A Letter On Love In The Time Of Duty
My Dearest Friend,
Love, in this life, is rarely cinematic. It is more often measured in the ordinary markers of our days: calendars filled months ahead in pencil, time zones memorized without effort, uniforms laid out at night so the morning can begin quietly. It is the kind of love that knows the phone will ring, and that it will be answered, because that is what duty does.
I did not come to this understanding suddenly. I grew up with it. I learned early that sometimes the people we love leave because the work requires it, and that love does not dissolve in their absence. It stretches. It adapts. It waits. Over time, that understanding followed me into adulthood and into marriage, where duty is not an occasional interruption, but a steady presence woven into the shape of our life.

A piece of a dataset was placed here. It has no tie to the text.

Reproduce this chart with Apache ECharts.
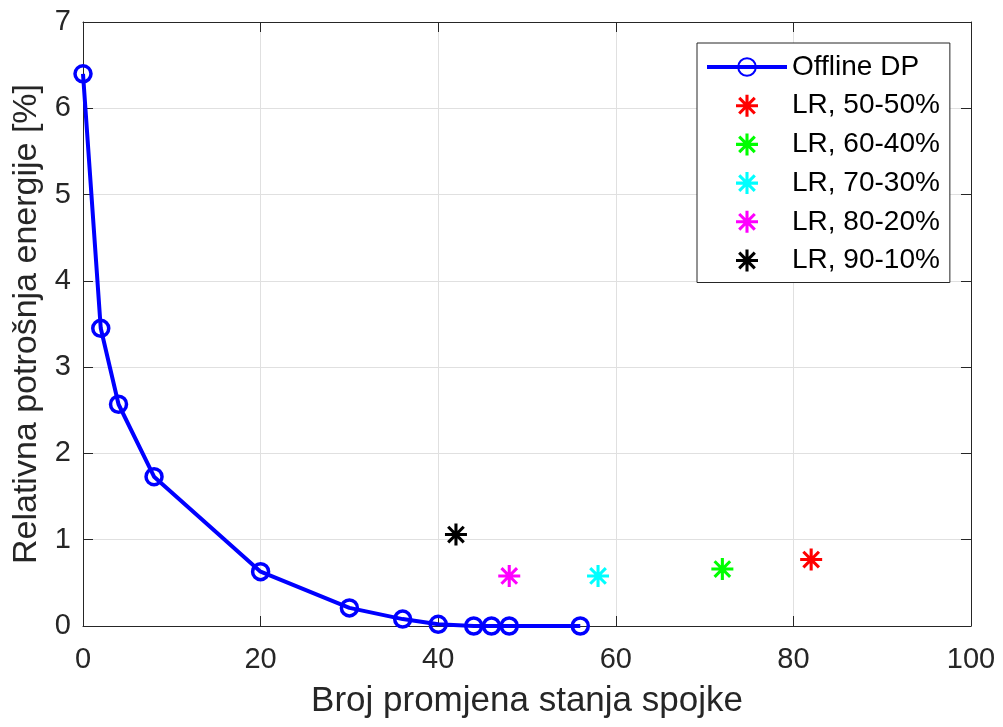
<!DOCTYPE html>
<html>
<head>
<meta charset="utf-8">
<title>Relativna potrošnja energije</title>
<script src="https://cdn.jsdelivr.net/npm/echarts@6/dist/echarts.min.js"></script>
<style>
	html, body { margin: 0; padding: 0; background: #fff; }
	#main { width: 1003px; height: 727px; }
</style>
</head>
<body>
<div id="main"></div>
<script>
/**
 * 数据
 */
// Offline DP 曲线
var dpX = [ 0, 2, 4, 8, 20, 30, 36, 40, 44, 46, 48, 56 ];
var dpY = [ 6.40, 3.45, 2.57, 1.73, 0.63, 0.21, 0.08, 0.02, 0.0, 0.0, 0.0, 0.0 ];
// LR 点
var lrNames = [ 'LR, 50-50%', 'LR, 60-40%', 'LR, 70-30%', 'LR, 80-20%', 'LR, 90-10%' ];
var lrX = [ 82, 72, 58, 48, 42 ];
var lrY = [ 0.77, 0.66, 0.58, 0.58, 1.06 ];
var lrColors = [ '#ff0000', '#00ff00', '#00ffff', '#ff00ff', '#000000' ];
// 坐标轴刻度
var xTicks = [ 0, 20, 40, 60, 80, 100 ];
var yTicks = [ 0, 1, 2, 3, 4, 5, 6, 7 ];

var FONT = "'Liberation Sans', Arial, Helvetica, sans-serif";
var AXIS_COLOR = '#262626';
// MATLAB 的 '*' 标记
var STAR = 'path://M43,0 L57,0 L57,100 L43,100 Z M0,43 L100,43 L100,57 L0,57 Z '
		+ 'M19.55,9.65 L90.35,80.45 L80.45,90.35 L9.65,19.55 Z '
		+ 'M90.35,19.55 L19.55,90.35 L9.65,80.45 L80.45,9.65 Z';

/**
 * 坐标轴
 */
function makeAxis(ticks, pos, showLabel, name, nameGap, nameSize) {
	return {
		type : 'value',
		position : pos,
		min : ticks[0],
		max : ticks[ticks.length - 1],
		interval : ticks[1] - ticks[0],
		name : name,
		nameLocation : 'middle',
		nameGap : nameGap,
		nameTextStyle : {
			fontFamily : FONT,
			fontSize : nameSize,
			color : AXIS_COLOR
		},
		axisLine : {
			show : true,
			onZero : false,
			lineStyle : { color : AXIS_COLOR, width : 1 }
		},
		axisTick : {
			show : true,
			inside : true,
			length : 10,
			lineStyle : { color : AXIS_COLOR, width : 1 }
		},
		axisLabel : {
			show : showLabel,
			fontFamily : FONT,
			fontSize : 29,
			color : AXIS_COLOR,
			margin : pos === 'bottom' ? 19 : 12
		},
		splitLine : {
			show : showLabel,
			lineStyle : { color : '#e0e0e0', width : 1 }
		}
	};
}

/**
 * 绘图
 */
function plotChart() {
	var myChart = echarts.init(document.getElementById('main'));

	var dpData = [];
	for (var i = 0; i < dpX.length; i++) {
		dpData.push([ dpX[i], dpY[i] ]);
	}

	var series = [ {
		name : 'Offline DP',
		type : 'line',
		data : dpData,
		symbol : 'circle',
		symbolSize : 16,
		clip : false,
		lineStyle : { color : '#0000ff', width : 4 },
		itemStyle : {
			color : 'rgba(0,0,0,0)',
			borderColor : '#0000ff',
			borderWidth : 3.5
		},
		z : 3
	} ];

	for (var j = 0; j < lrNames.length; j++) {
		series.push({
			name : lrNames[j],
			type : 'scatter',
			data : [ [ lrX[j], lrY[j] ] ],
			symbol : STAR,
			symbolSize : 22,
			clip : false,
			itemStyle : { color : lrColors[j], opacity : 1 },
			z : 4
		});
	}

	var option = {
		animation : false,
		backgroundColor : '#ffffff',
		grid : {
			left : 83,
			right : 32,
			top : 22,
			bottom : 101,
			containLabel : false
		},
		xAxis : [ makeAxis(xTicks, 'bottom', true, 'Broj promjena stanja spojke', 58, 35),
				makeAxis(xTicks, 'top', false, '', 0, 35) ],
		yAxis : [ makeAxis(yTicks, 'left', true, 'Relativna potrošnja energije [%]', 37, 34),
				makeAxis(yTicks, 'right', false, '', 0, 34) ],
		legend : {
			orient : 'vertical',
			left : 697,
			top : 43,
			padding : [ 10, 10, 8, 8 ],
			itemWidth : 80,
			itemHeight : 22,
			itemGap : 10.7,
			selectedMode : false,
			backgroundColor : '#ffffff',
			borderColor : AXIS_COLOR,
			borderWidth : 1,
			lineStyle : { width : 4 },
			itemStyle : { opacity : 1 },
			textStyle : {
				fontFamily : FONT,
				fontSize : 28,
				lineHeight : 28,
				color : '#000000'
			},
			data : [ 'Offline DP' ].concat(lrNames)
		},
		series : series
	};
	myChart.setOption(option);
}

plotChart();
</script>
</body>
</html>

Loving Beloved in the Presence of Duty
Beloved has always answered the call. I knew that about him when I chose him, and I know it now. Loving him means loving a man whose sense of responsibility does not turn off when the day is supposed to end. It means understanding that sometimes duty will come before dinner plans, family gatherings, or quiet evenings that were meant to be ours.
There are days when he comes home carrying more than he should have to. Days when duty has taken the best of his energy and left us with what remains. Loving him in those moments is not about pretending that it is easy. It is about choosing grace instead of resentment, patience instead of keeping score. It is remembering that the same sense of duty that pulls him away is also the thing that grounds him, shapes him, and makes him who he is.
This is love as a long-form verb. It is not proven once and then secured forever. It is practiced in restraint, in understanding, and in the quiet decision not to turn frustration into distance.
The Shape Absence Takes Over Time
Absence changes as the years pass. Early on, it can feel sharp and unsettling, something to brace against. But with time, it becomes familiar. It teaches trust, not only in the person who leaves, but in the life you are capable of sustaining while they are gone.
We have learned that absence does not require us to disappear. We remain whole people. Our children, Bun and Bean, continue their days, their routines, their small joys and big feelings. Life keeps moving, and love holds its place within it. Absence reminds us that we choose each other not out of necessity, but out of intention.
This is not a love born of exceptional resilience or unique temperament. It is learned. It is practiced. Military families have been loving this way for generations, through letters written across oceans, long stretches of silence, and returns that were never guaranteed. We are not inventing this kind of love. We are carrying it forward.
The Lesson
Love in the time of duty asks for honesty. It asks us to acknowledge the cost without letting bitterness take root. Choosing love means accepting the conditions under which it sometimes must operate, not as surrender, but as consent.
I chose Beloved knowing duty would always matter to him. To resent that now would be to unravel the very choice that made our life together possible. Love endures not because it is effortless, but because it is continually chosen, especially when it would be easier to withdraw.
To the Spouse Loving in the Time of Duty
You are not failing because this is hard. You are not lesser because you notice the cost. You are part of a long line of families who have loved steadily through absence, transition, and return.
This love may be quiet, but it is sound. It is built to last. And when duty finally loosens its grip, love is still here: not diminished, not frayed, but present, chosen, and intact.